> [Request] Check each line below for the word "this", and copy those that have it.

■ ■ ■

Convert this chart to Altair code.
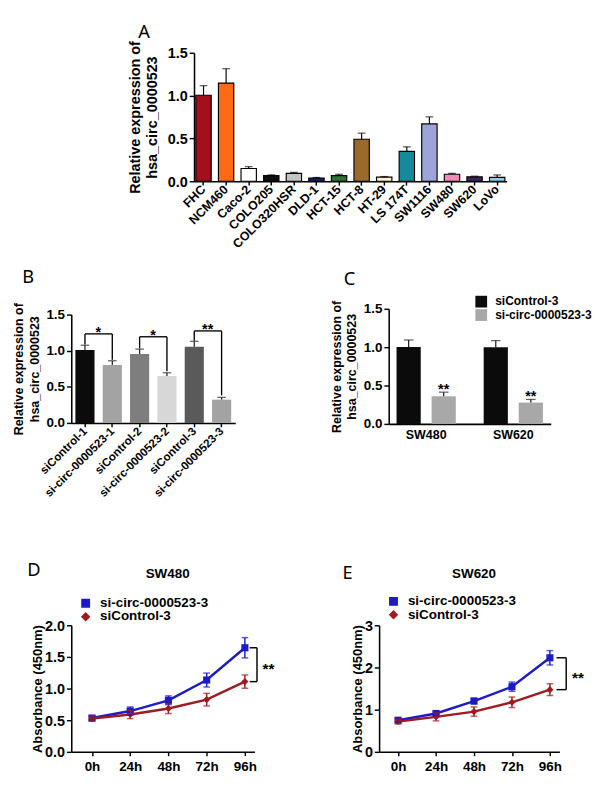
import altair as alt
import pandas as pd

FONT = "Liberation Sans"
LETTER_FONT = "Noto Sans"

# ---------------- Panel A ----------------
a_lines = ["FHC", "NCM460", "Caco-2", "COLO205", "COLO320HSR", "DLD-1", "HCT-15",
           "HCT-8", "HT-29", "LS 174T", "SW1116", "SW480", "SW620", "LoVo"]
a_mean = [1.005, 1.146, 0.149, 0.067, 0.093, 0.037, 0.067, 0.491, 0.048, 0.350, 0.670, 0.082, 0.052, 0.045]
a_err = [0.111, 0.168, 0.022, 0.008, 0.011, 0.008, 0.015, 0.071, 0.008, 0.052, 0.082, 0.011, 0.008, 0.029]
a_colors = ["#A30F1A", "#FF6A12", "#FFFFFF", "#0E0E0E", "#C4C4C4", "#1D1B6B", "#2F7434",
            "#9A6A2B", "#FFF2C4", "#168A9C", "#9EA3DA", "#F28BB8", "#3F2460", "#8DCDEB"]

# ---------------- Panel B ----------------
b_groups = ["siControl-1", "si-circ-0000523-1", "siControl-2", "si-circ-0000523-2",
            "siControl-3", "si-circ-0000523-3"]
b_mean = [1.009, 0.803, 0.955, 0.650, 1.054, 0.323]
b_err = [0.067, 0.058, 0.067, 0.045, 0.076, 0.031]
b_colors = ["#0B0B0B", "#A3A3A3", "#7E7E7E", "#D7D7D7", "#5A5A5A", "#A3A3A3"]
b_pair_left = ["siControl-1", "siControl-2", "siControl-3"]
b_pair_right = ["si-circ-0000523-1", "si-circ-0000523-2", "si-circ-0000523-3"]
b_bracket_level = [1.233, 1.193, 1.274]
b_bracket_left_end = [1.085, 1.031, 1.139]
b_bracket_right_end = [0.874, 0.717, 0.381]
b_marks = ["*", "*", "**"]

# ---------------- Panel C ----------------
c_lines = ["SW480", "SW620"]
c_groups = ["siControl-3", "si-circ-0000523-3"]
c_colors = ["#0B0B0B", "#A8A8A8"]
c_ctrl_mean = [1.003, 1.000]
c_ctrl_err = [0.091, 0.086]
c_si_mean = [0.360, 0.278]
c_si_err = [0.054, 0.041]
c_marks = ["**", "**"]

# ---------------- Panels D, E ----------------
times = [0, 24, 48, 72, 96]
series = ["si-circ-0000523-3", "siControl-3"]
series_colors = ["#1B1BC9", "#9E1B1E"]
series_shapes = ["square", "diamond"]
d_si_mean = [0.535, 0.645, 0.815, 1.135, 1.645]
d_si_err = [0.03, 0.065, 0.07, 0.11, 0.16]
d_ctrl_mean = [0.525, 0.59, 0.685, 0.825, 1.11]
d_ctrl_err = [0.04, 0.065, 0.08, 0.10, 0.105]
e_si_mean = [0.75, 0.91, 1.205, 1.545, 2.23]
e_si_err = [0.045, 0.05, 0.065, 0.11, 0.17]
e_ctrl_mean = [0.72, 0.83, 0.955, 1.175, 1.475]
e_ctrl_err = [0.06, 0.095, 0.11, 0.125, 0.14]

Y_TITLE = ["Relative expression of", "hsa_circ_0000523"]


def label_text(t, x, y, font=LETTER_FONT, size=19, weight="normal"):
    return alt.Chart(pd.DataFrame({"t": [t]})).mark_text(
        font=font, fontSize=size, fontWeight=weight, color="black",
        align="center", baseline="middle"
    ).encode(text="t:N", x=alt.value(x), y=alt.value(y))


def y_bar_axis(title_size, line_h, pad, label_size):
    return alt.Axis(values=[0, 0.5, 1, 1.5], format=".1f", title=Y_TITLE,
                    titleFontSize=title_size, titleLineHeight=line_h, labelFontSize=label_size,
                    tickSize=5, titlePadding=pad, labelOverlap=False)


def rot_axis(size):
    return alt.Axis(title=None, labelAngle=-45, labelAlign="right", labelBaseline="middle",
                    labelFontSize=size, tickSize=4, labelPadding=2, labelOverlap=False)


# ---------- A ----------
dfA = pd.DataFrame({"line": a_lines, "mean": a_mean,
                    "top": [m + e for m, e in zip(a_mean, a_err)], "color": a_colors})
xA_scale = alt.Scale(domain=a_lines, paddingInner=0.32, paddingOuter=0.08)
yA_scale = alt.Scale(domain=[0, 1.5], nice=False)
xA_axis = rot_axis(13)
yA_axis = y_bar_axis(15, 18, 8, 15)


def XA(f):
    return alt.X(f, scale=xA_scale, axis=xA_axis, title=None)


def YA(f):
    return alt.Y(f, scale=yA_scale, axis=yA_axis, title=Y_TITLE)


barsA = alt.Chart(dfA).mark_bar(stroke="black", strokeWidth=1.2).encode(
    x=XA("line:N"), y=YA("mean:Q"), color=alt.Color("color:N", scale=None))
errA = alt.Chart(dfA).mark_rule(color="black", strokeWidth=1.2).encode(
    x=XA("line:N"), y=YA("mean:Q"), y2="top:Q")
capA = alt.Chart(dfA).mark_tick(color="black", thickness=1.2, size=8, orient="horizontal").encode(
    x=XA("line:N"), y=YA("top:Q"))
panelA = alt.layer(barsA, errA, capA, label_text("A", -52, -21)).properties(width=326, height=134)

# ---------- B ----------
dfB = pd.DataFrame({"group": b_groups, "mean": b_mean,
                    "top": [m + e for m, e in zip(b_mean, b_err)], "color": b_colors})
xB_scale = alt.Scale(domain=b_groups, paddingInner=0.3, paddingOuter=0.15)
yB_scale = alt.Scale(domain=[0, 1.5], nice=False, range=[119, 6])
xB_axis = rot_axis(12)
yB_axis = y_bar_axis(13, 16, 5, 14)


def XB(f):
    return alt.X(f, scale=xB_scale, axis=xB_axis, title=None)


def YB(f):
    return alt.Y(f, scale=yB_scale, axis=yB_axis, title=Y_TITLE)


barsB = alt.Chart(dfB).mark_bar().encode(x=XB("group:N"), y=YB("mean:Q"),
                                         color=alt.Color("color:N", scale=None))
errB = alt.Chart(dfB).mark_rule(color="#222222", strokeWidth=1.3).encode(
    x=XB("group:N"), y=YB("mean:Q"), y2="top:Q")
capB = alt.Chart(dfB).mark_tick(color="#222222", thickness=1.3, size=9, orient="horizontal").encode(
    x=XB("group:N"), y=YB("top:Q"))
dfBr = pd.DataFrame({"left": b_pair_left, "right": b_pair_right, "level": b_bracket_level,
                     "lend": b_bracket_left_end, "rend": b_bracket_right_end, "mark": b_marks})
brH = alt.Chart(dfBr).mark_rule(color="black", strokeWidth=1.4).encode(
    x=XB("left:N"), x2="right:N", y=YB("level:Q"))
brL = alt.Chart(dfBr).mark_rule(color="black", strokeWidth=1.4).encode(
    x=XB("left:N"), y=YB("lend:Q"), y2="level:Q")
brR = alt.Chart(dfBr).mark_rule(color="black", strokeWidth=1.4).encode(
    x=XB("right:N"), y=YB("rend:Q"), y2="level:Q")
starB = alt.Chart(dfBr).mark_text(font=FONT, fontWeight="bold", fontSize=15, dx=14, dy=3,
                                  baseline="alphabetic", color="black").encode(
    x=XB("left:N"), y=YB("level:Q"), text="mark:N")
panelB = alt.layer(barsB, errB, capB, brH, brL, brR, starB, label_text("B", -45, -33)).properties(
    width=171, height=119)

# ---------- C ----------
dfC = pd.DataFrame({"line": c_lines * 2,
                    "group": [c_groups[0]] * 2 + [c_groups[1]] * 2,
                    "mean": c_ctrl_mean + c_si_mean,
                    "err": c_ctrl_err + c_si_err})
dfC["top"] = dfC["mean"] + dfC["err"]
dfC["mark"] = ["", ""] + c_marks
xC_scale = alt.Scale(domain=c_lines, paddingInner=0.32, paddingOuter=0.09)
yC_scale = alt.Scale(domain=[0, 1.5], nice=False)
xC_axis = alt.Axis(title=None, labelAngle=0, labelFontSize=13, ticks=False, labelPadding=5)
yC_axis = y_bar_axis(13, 16, 5, 14)


def XC(f):
    return alt.X(f, scale=xC_scale, axis=xC_axis, title=None)


def YC(f):
    return alt.Y(f, scale=yC_scale, axis=yC_axis, title=Y_TITLE)


xoC = alt.XOffset("group:N", scale=alt.Scale(domain=c_groups, paddingInner=0.31, paddingOuter=0))
colorC = alt.Color("group:N", scale=alt.Scale(domain=c_groups, range=c_colors),
                   legend=alt.Legend(title=None, orient="none", legendX=90, legendY=-14,
                                     symbolType="square", symbolSize=150, symbolStrokeWidth=0,
                                     labelFontSize=12.5, rowPadding=1, labelOffset=8))
barsC = alt.Chart(dfC).mark_bar().encode(x=XC("line:N"), xOffset=xoC, y=YC("mean:Q"), color=colorC)
errC = alt.Chart(dfC).mark_rule(color="#222222", strokeWidth=1.3).encode(
    x=XC("line:N"), xOffset=xoC, y=YC("mean:Q"), y2="top:Q")
capC = alt.Chart(dfC).mark_tick(color="#222222", thickness=1.3, size=10, orient="horizontal").encode(
    x=XC("line:N"), xOffset=xoC, y=YC("top:Q"))
starC = alt.Chart(dfC).mark_text(font=FONT, fontWeight="bold", fontSize=15, dy=2,
                                 baseline="alphabetic", color="black").encode(
    x=XC("line:N"), xOffset=xoC, y=YC("top:Q"), text="mark:N")
panelC = alt.layer(barsC, errC, capC, starC, label_text("C", -41, -31)).properties(
    width=169, height=120)


# ---------- D / E ----------
def growth(si_mean, si_err, ctrl_mean, ctrl_err, ymax, yvals, yfmt, xdomain, w, h,
           title, letter_t, letter_xy, bracket_x, star_x, legend_xy):
    df = pd.DataFrame({"time": times * 2,
                       "series": [series[0]] * 5 + [series[1]] * 5,
                       "mean": si_mean + ctrl_mean,
                       "err": si_err + ctrl_err})
    df["lo"] = df["mean"] - df["err"]
    df["hi"] = df["mean"] + df["err"]
    xs = alt.Scale(domain=xdomain, nice=False, zero=False)
    ys = alt.Scale(domain=[0, ymax], nice=False)
    x_axis = alt.Axis(values=times, labelExpr="datum.value + 'h'", labelFontSize=14,
                      tickSize=4, labelPadding=4, labelOverlap=False, title=None)
    y_axis = alt.Axis(values=yvals, format=yfmt, title="Absorbance (450nm)",
                      titleFontSize=13.5, labelFontSize=15, tickSize=5, titlePadding=0,
                      labelOverlap=False)

    def X(f):
        return alt.X(f, scale=xs, axis=x_axis, title=None)

    def Y(f):
        return alt.Y(f, scale=ys, axis=y_axis, title="Absorbance (450nm)")

    cscale = alt.Scale(domain=series, range=series_colors)
    leg = alt.Legend(title=None, orient="none", legendX=legend_xy[0], legendY=legend_xy[1],
                     labelFontSize=14, symbolSize=60, rowPadding=0, labelOffset=8)
    col_leg = alt.Color("series:N", scale=cscale, legend=leg)
    shp = alt.Shape("series:N", scale=alt.Scale(domain=series, range=series_shapes), legend=leg)
    strk = alt.Stroke("series:N", scale=cscale, legend=None)
    fll = alt.Fill("series:N", scale=cscale, legend=None)
    base = alt.Chart(df)
    pts = base.mark_point(filled=True, size=55, opacity=1).encode(
        x=X("time:Q"), y=Y("mean:Q"), color=col_leg, shape=shp)
    line = base.mark_line(strokeWidth=2.5).encode(x=X("time:Q"), y=Y("mean:Q"), stroke=strk)
    err = base.mark_rule(strokeWidth=1.5).encode(
        x=X("time:Q"), y=Y("lo:Q"), y2="hi:Q", stroke=strk)
    cap_hi = base.mark_tick(thickness=1.5, size=7, orient="horizontal").encode(
        x=X("time:Q"), y=Y("hi:Q"), fill=fll)
    cap_lo = base.mark_tick(thickness=1.5, size=7, orient="horizontal").encode(
        x=X("time:Q"), y=Y("lo:Q"), fill=fll)
    br = pd.DataFrame({"x1": [bracket_x[0]], "x2": [bracket_x[1]],
                       "top": [si_mean[-1]], "bot": [ctrl_mean[-1]],
                       "mid": [(si_mean[-1] + ctrl_mean[-1]) / 2],
                       "sx": [star_x], "mark": ["**"]})
    bb = alt.Chart(br)
    br_top = bb.mark_rule(color="black", strokeWidth=1.5).encode(
        x=X("x1:Q"), x2="x2:Q", y=Y("top:Q"))
    br_bot = bb.mark_rule(color="black", strokeWidth=1.5).encode(
        x=X("x1:Q"), x2="x2:Q", y=Y("bot:Q"))
    br_v = bb.mark_rule(color="black", strokeWidth=1.5).encode(
        x=X("x2:Q"), y=Y("bot:Q"), y2="top:Q")
    star = bb.mark_text(font=FONT, fontWeight="bold", fontSize=16, align="left",
                        baseline="middle", dy=5, color="black").encode(
        x=X("sx:Q"), y=Y("mid:Q"), text="mark:N")
    return alt.layer(pts, line, err, cap_hi, cap_lo, br_top, br_bot, br_v, star,
                     label_text(letter_t, letter_xy[0], letter_xy[1]),
                     label_text(title, w / 2 + 5, -53, font=FONT, size=14, weight="bold")
                     ).properties(width=w, height=h)


panelD = growth(d_si_mean, d_si_err, d_ctrl_mean, d_ctrl_err, 2, [0, 0.5, 1, 1.5, 2], ".1f",
                [-13, 102], 191, 132, "SW480", "D", (-39, -57), (99, 103.6), 107, (8, -30))
panelE = growth(e_si_mean, e_si_err, e_ctrl_mean, e_ctrl_err, 3, [0, 1, 2, 3], "d",
                [-12, 102], 188, 132, "SW620", "E", (-33, -54), (100.2, 106.3), 110, (8, -32))

spacer = alt.Chart(pd.DataFrame({"v": [0]})).mark_point(opacity=0).encode(
    x=alt.value(0), y=alt.value(0)).properties(width=48, height=10)

indep = dict(color="independent", shape="independent", stroke="independent", fill="independent")
row1 = alt.hconcat(spacer, panelA, spacing=11).resolve_scale(**indep)
row2 = alt.hconcat(panelB, panelC, spacing=99).resolve_scale(**indep)
row3 = alt.hconcat(panelD, panelE, spacing=70).resolve_scale(**indep)
lower = alt.vconcat(row2, row3, spacing=66).resolve_scale(**indep)

chart = alt.vconcat(row1, lower, spacing=18).resolve_scale(**indep).properties(
    padding={"left": 5, "top": 0, "right": 0, "bottom": 0}
).configure_view(stroke=None).configure_axis(
    labelFont=FONT, titleFont=FONT, labelFontWeight="bold", titleFontWeight="bold",
    labelColor="black", titleColor="black", domainColor="black", tickColor="black",
    domainWidth=1.6, tickWidth=1.5, grid=False, labelOverlap=False
).configure_legend(
    labelFont=FONT, labelFontWeight="bold", labelColor="black"
).configure_title(font=FONT, fontWeight="bold", color="black")

chart.save("out.html", embed_options={"renderer": "svg", "actions": False})
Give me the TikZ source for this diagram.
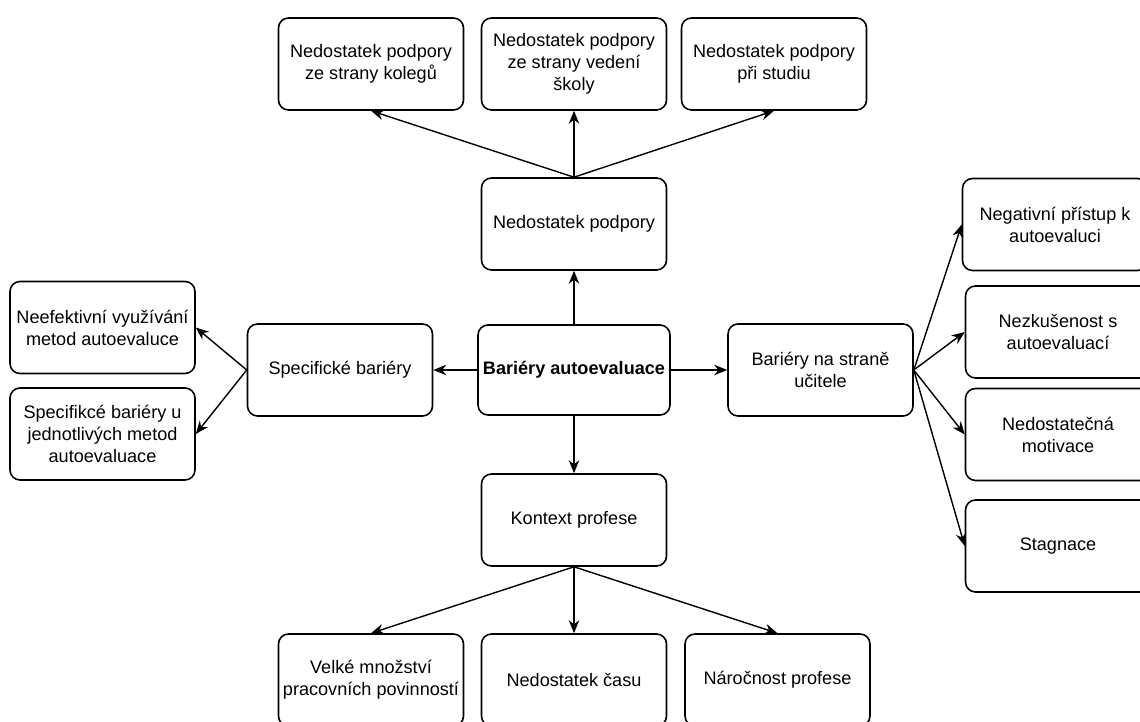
\documentclass[tikz,border=0pt]{standalone}
\usepackage{fontspec}
\setmainfont{Liberation Sans}
\usetikzlibrary{arrows.meta,positioning}

\begin{document}
\begin{tikzpicture}[->,>={Stealth[length=2.6mm,width=2.1mm]},line width=0.8pt,on grid,
    box/.style={draw,rounded corners=2mm,line width=0.9pt,align=center,minimum width=3.7cm,minimum height=1.84cm,inner sep=1pt,font=\fontsize{10.3}{12.6}\selectfont}]
    %\draw[help lines] (0,0) grid (22.8,-14.44);
    \useasboundingbox (0,0) rectangle (22.8,-14.44);
    \clip (0,0) rectangle (22.8,-14.44);
    \node[box,minimum width=3.84cm,minimum height=1.8cm] (bariery) at (11.48,-7.4) {\bfseries Bariéry autoevaluace} ;
    \node[box] (podpora) [above=2.92cm of bariery] {Nedostatek podpory} ;
    \node[box] (vedeni) [above=3.2cm of podpora] {Nedostatek podpory\\ ze strany vedení\\ školy} ;
    \node[box] (kolegove) [left=4.06cm of vedeni] {Nedostatek podpory\\ ze strany kolegů} ;
    \node[box] (studium) [right=4cm of vedeni] {Nedostatek podpory\\ při studiu} ;
    \node[box] (specificke) [left=4.68cm of bariery] {Specifické bariéry} ;
    \node[box] (neefektivni) [above left=0.85cm and 4.75cm of specificke] {Neefektivní využívání\\ metod autoevaluce} ;
    \node[box] (metody) [below left=1.28cm and 4.75cm of specificke] {Specifikcé bariéry u\\ jednotlivých metod\\ autoevaluace} ;
    \node[box] (ucitel) [right=4.93cm of bariery] {Bariéry na straně\\ učitele} ;
    \node[box] (negativni) [above right=2.91cm and 4.69cm of ucitel] {Negativní přístup k\\ autoevaluci} ;
    \node[box] (nezkusenost) [above right=0.76cm and 4.75cm of ucitel] {Nezkušenost s\\ autoevaluací} ;
    \node[box] (motivace) [below right=1.29cm and 4.75cm of ucitel] {Nedostatečná\\ motivace} ;
    \node[box] (stagnace) [below right=3.52cm and 4.75cm of ucitel] {Stagnace} ;
    \node[box] (kontext) [below=3cm of bariery] {Kontext profese} ;
    \node[box] (cas) [below=3.2cm of kontext] {Nedostatek času} ;
    \node[box] (povinnosti) [left=4.06cm of cas] {Velké množství\\ pracovních povinností} ;
    \node[box] (narocnost) [right=4.07cm of cas] {Náročnost profese} ;
    \path
    (bariery) edge (podpora)
    (bariery) edge (specificke)
    (bariery) edge (ucitel)
    (bariery) edge (kontext)
    (podpora.north) edge (kolegove.south)
    (podpora.north) edge (vedeni.south)
    (podpora.north) edge (studium.south)
    (specificke.west) edge (neefektivni.east)
    (specificke.west) edge (metody.east)
    (ucitel.east) edge (negativni.west)
    (ucitel.east) edge (nezkusenost.west)
    (ucitel.east) edge (motivace.west)
    (ucitel.east) edge (stagnace.west)
    (kontext.south) edge (povinnosti.north)
    (kontext.south) edge (cas.north)
    (kontext.south) edge (narocnost.north);
\end{tikzpicture}
\end{document}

■ ■ ■

> [Solution to the exercise]
Convert this chart to Altair code.
Give me the TikZ source for this diagram.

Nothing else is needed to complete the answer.